───── Exercise material

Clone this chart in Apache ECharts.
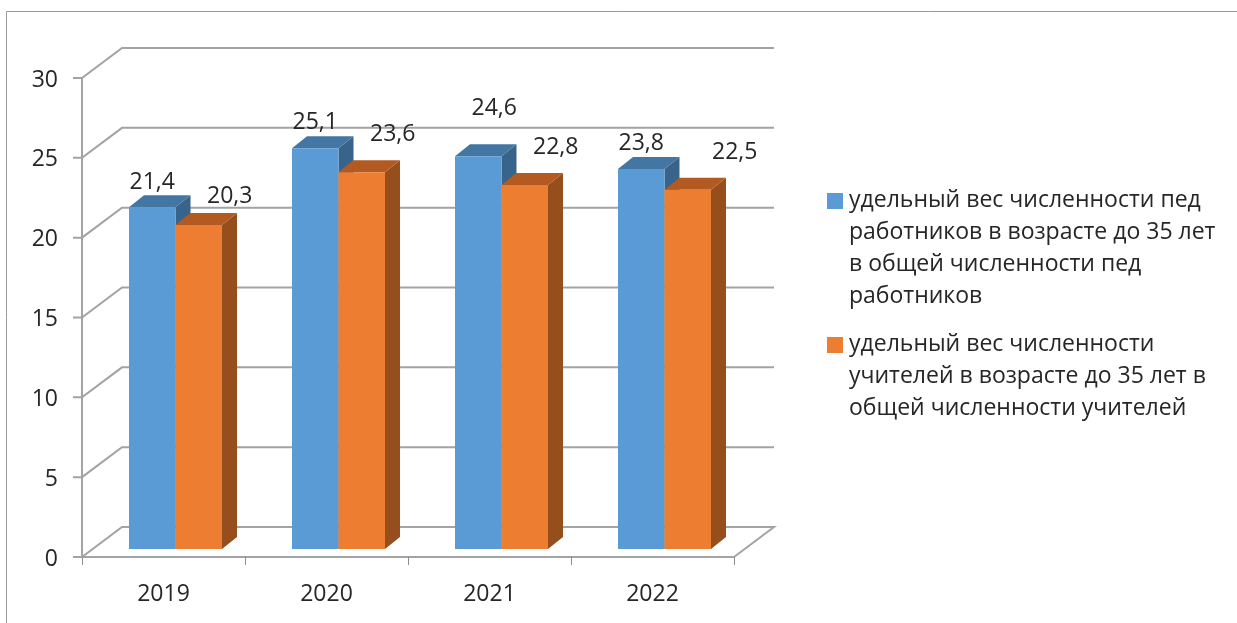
<!DOCTYPE html>
<html lang="ru" style="height: 100%">
<head>
<meta charset="utf-8">
<title>Удельный вес молодых педагогов</title>
</head>
<body style="height: 100%; margin: 0; background: #fff">
<div id="container" style="height: 100%"></div>

<script type="text/javascript" src="https://cdn.jsdelivr.net/npm/echarts@6/dist/echarts.min.js"></script>

<script type="text/javascript">
var years = ['2019', '2020', '2021', '2022'];
var wallTicks = [0, 5, 10, 15, 20, 25, 30];
var pedWorkers = [21.4, 25.1, 24.6, 23.8];
var teachers = [20.3, 23.6, 22.8, 22.5];
var pedWorkersName = 'удельный вес численности пед\nработников в возрасте до 35 лет\nв общей численности пед\nработников';
var teachersName = 'удельный вес численности\nучителей в возрасте до 35 лет в\nобщей численности учителей';

// data labels were dragged around by hand in the original
var pedWorkersNudge = [[0, -25], [0, -26], [16, -48], [0, -26]];
var teachersNudge = [[31, -28], [31, -38], [31, -38], [47, -37]];

var FONT = '"Open Sans", sans-serif';
var TEXT = '#262626';
var LINE = '#a3a3a3';
var WALL_DX = 40, WALL_DY = 30;   // depth of the whole chart box
var Y_TICK = 9;
var BAR_W = 46.5;
var BAR_DX = 15, BAR_DY = 12;     // depth of a bar
var BAR_FLOOR_DX = 12, BAR_FLOOR_DY = 8;

var dom = document.getElementById('container');
var myChart = echarts.init(dom);

function face(points, color) {
    return { type: 'polygon', shape: { points: points }, style: { fill: color } };
}

// one series of fake 3d bars: front, top and side faces plus its label
function barRenderer(slot, colors, nudge) {
    return function (params, api) {
        var i = api.value(0);
        var v = api.value(1);
        var base = api.coord([i, 0]);
        var head = api.coord([i, v]);
        var left = base[0] + BAR_FLOOR_DX + (slot - 1) * BAR_W;
        var right = left + BAR_W;
        var bottom = base[1] - BAR_FLOOR_DY;
        var top = head[1] - BAR_FLOOR_DY;
        return {
            type: 'group',
            children: [
                face([[right, top], [right + BAR_DX, top - BAR_DY], [right + BAR_DX, bottom - BAR_DY], [right, bottom]], colors[2]),
                face([[left, top], [left + BAR_DX, top - BAR_DY], [right + BAR_DX, top - BAR_DY], [right, top]], colors[1]),
                face([[left, top], [right, top], [right, bottom], [left, bottom]], colors[0]),
                {
                    type: 'text',
                    z2: 10,
                    style: {
                        text: String(v).replace('.', ','),
                        x: (left + right) / 2 + nudge[i][0],
                        y: top + nudge[i][1],
                        align: 'center',
                        verticalAlign: 'middle',
                        font: '23px ' + FONT,
                        fill: TEXT
                    }
                }
            ]
        };
    };
}

// tick, then the gridline running back along the side wall and across the back wall
function wallRenderer(params, api) {
    var box = params.coordSys;
    var y = api.coord([0, api.value(1)])[1];
    var points = [[box.x - Y_TICK, y], [box.x, y], [box.x + WALL_DX, y - WALL_DY], [box.x + box.width + WALL_DX, y - WALL_DY]];
    if (api.value(1) === 0) {
        points.push([box.x + box.width, y]);
    }
    return {
        type: 'polyline',
        shape: { points: points },
        style: { fill: null, stroke: LINE, lineWidth: 2 }
    };
}

var option = {
    animation: false,
    backgroundColor: '#fff',
    textStyle: { fontFamily: FONT },
    grid: { left: 82, right: 503, top: 78, bottom: 66 },
    // the frame of the pasted picture
    graphic: [
        { type: 'line', silent: true, shape: { x1: 6.5, y1: 11.5, x2: 1237, y2: 11.5 }, style: { stroke: '#999', lineWidth: 1 } },
        { type: 'line', silent: true, shape: { x1: 6.5, y1: 11.5, x2: 6.5, y2: 623 }, style: { stroke: '#999', lineWidth: 1 } }
    ],
    legend: {
        orient: 'vertical',
        left: 827,
        top: 184,
        padding: 0,
        itemGap: 0,
        itemWidth: 16,
        itemHeight: 128,
        data: [
            { name: pedWorkersName, icon: 'path://M0 0L0 0M0 9H16V25H0ZM16 128L16 128', itemStyle: { color: '#5b9bd5' } },
            { name: teachersName, icon: 'path://M0 0L0 0M0 25H16V41H0ZM16 128L16 128', itemStyle: { color: '#ed7d31' } }
        ],
        textStyle: { fontFamily: FONT, fontSize: 23, color: TEXT, lineHeight: 32, padding: [0, 0, 0, 1] }
    },
    xAxis: {
        type: 'category',
        data: years,
        axisLine: { show: true, lineStyle: { color: LINE, width: 2 } },
        axisTick: { show: true, length: 8, lineStyle: { color: '#8c8c8c', width: 1 } },
        axisLabel: { margin: 26, fontFamily: FONT, fontSize: 23, color: TEXT },
        splitLine: { show: false }
    },
    yAxis: {
        type: 'value',
        min: 0,
        max: 30,
        interval: 5,
        axisLine: { show: true, lineStyle: { color: LINE, width: 2 } },
        axisTick: { show: false },
        axisLabel: {
            margin: 24,
            formatter: '{n|{value}}',
            rich: { n: { padding: [4, 0, 0, 0], fontFamily: FONT, fontSize: 23, color: TEXT } }
        },
        splitLine: { show: false }
    },
    series: [
        {
            type: 'custom',
            name: 'walls',
            silent: true,
            z: 1,
            renderItem: wallRenderer,
            encode: { x: 0, y: 1 },
            data: wallTicks.map(function (t) { return [0, t]; })
        },
        {
            type: 'custom',
            name: pedWorkersName,
            z: 2,
            renderItem: barRenderer(0, ['#5b9bd5', '#4476a3', '#38648b'], pedWorkersNudge),
            encode: { x: 0, y: 1 },
            data: pedWorkers.map(function (v, i) { return [i, v]; })
        },
        {
            type: 'custom',
            name: teachersName,
            z: 3,
            renderItem: barRenderer(1, ['#ed7d31', '#b35a22', '#964f1c'], teachersNudge),
            encode: { x: 0, y: 1 },
            data: teachers.map(function (v, i) { return [i, v]; })
        }
    ]
};

myChart.setOption(option);
window.addEventListener('resize', myChart.resize);
</script>
</body>
</html>
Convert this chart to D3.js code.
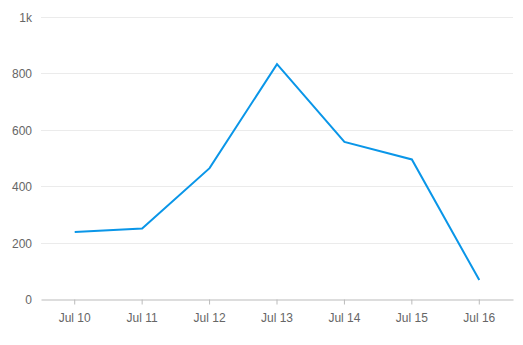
<!DOCTYPE html>
<html><head><meta charset="utf-8">
<script src="https://cdn.jsdelivr.net/npm/d3@7"></script>
<style>body{margin:0;background:#fff;}svg{display:block;font-family:"Liberation Sans",Arial,sans-serif;}</style>
</head><body>
<svg id="c" width="523" height="345"></svg>
<script>
const categories = ["Jul 10","Jul 11","Jul 12","Jul 13","Jul 14","Jul 15","Jul 16"];
const values = [238, 250, 464, 833, 557, 495, 67];
const yTicks = [0, 200, 400, 600, 800, 1000];
const yTickLabels = ["0","200","400","600","800","1k"];

const svg = d3.select("#c");
const mLeft = 41, mRight = 513, mTop = 17, mBottom = 299;
const x = d3.scaleBand().domain(categories).range([mLeft, mRight]);
const y = d3.scaleLinear().domain([0, 1000]).range([mBottom, mTop]);

// gridlines
svg.append("g").selectAll("line").data(yTicks.filter(d => d > 0)).join("line")
  .attr("x1", mLeft).attr("x2", mRight)
  .attr("y1", d => Math.round(y(d)) + 0.5).attr("y2", d => Math.round(y(d)) + 0.5)
  .attr("stroke", "#ebebeb").attr("stroke-width", 1);

// y labels
svg.append("g").selectAll("text").data(yTicks).join("text")
  .attr("x", 32).attr("y", d => y(d) + 5)
  .attr("text-anchor", "end").attr("font-size", 12).attr("fill", "#666")
  .text((d, i) => yTickLabels[i]);

// x axis
const xAxis = d3.axisBottom(x).tickSize(5).tickSizeOuter(0).tickPadding(9);
const gx = svg.append("g").attr("transform", `translate(0,${mBottom + 0.5})`).call(xAxis);
gx.select(".domain").attr("stroke", "#bbb");
gx.selectAll(".tick line").attr("stroke", "#bbb");
gx.selectAll(".tick text").attr("font-size", 12).attr("fill", "#666")
  .attr("font-family", "'Liberation Sans',Arial,sans-serif");

// line
const line = d3.line().x((d, i) => x(categories[i]) + x.bandwidth() / 2).y(d => y(d));
svg.append("path").datum(values).attr("d", line)
  .attr("fill", "none").attr("stroke", "#0a96e8").attr("stroke-width", 2)
  .attr("stroke-linejoin", "miter");
</script>
</body></html>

──────────

◆ Written instruction
Give again, word for word, every line from the top of the data above to the line holding "var BAR_FLOOR_DX = 12, BAR_FLOOR_DY = 8;", inclusive, with the pictures left out.

◆ Solution for this problem
Clone this chart in Apache ECharts.
<!DOCTYPE html>
<html lang="ru" style="height: 100%">
<head>
<meta charset="utf-8">
<title>Удельный вес молодых педагогов</title>
</head>
<body style="height: 100%; margin: 0; background: #fff">
<div id="container" style="height: 100%"></div>

<script type="text/javascript" src="https://cdn.jsdelivr.net/npm/echarts@6/dist/echarts.min.js"></script>

<script type="text/javascript">
var years = ['2019', '2020', '2021', '2022'];
var wallTicks = [0, 5, 10, 15, 20, 25, 30];
var pedWorkers = [21.4, 25.1, 24.6, 23.8];
var teachers = [20.3, 23.6, 22.8, 22.5];
var pedWorkersName = 'удельный вес численности пед\nработников в возрасте до 35 лет\nв общей численности пед\nработников';
var teachersName = 'удельный вес численности\nучителей в возрасте до 35 лет в\nобщей численности учителей';

// data labels were dragged around by hand in the original
var pedWorkersNudge = [[0, -25], [0, -26], [16, -48], [0, -26]];
var teachersNudge = [[31, -28], [31, -38], [31, -38], [47, -37]];

var FONT = '"Open Sans", sans-serif';
var TEXT = '#262626';
var LINE = '#a3a3a3';
var WALL_DX = 40, WALL_DY = 30;   // depth of the whole chart box
var Y_TICK = 9;
var BAR_W = 46.5;
var BAR_DX = 15, BAR_DY = 12;     // depth of a bar
var BAR_FLOOR_DX = 12, BAR_FLOOR_DY = 8;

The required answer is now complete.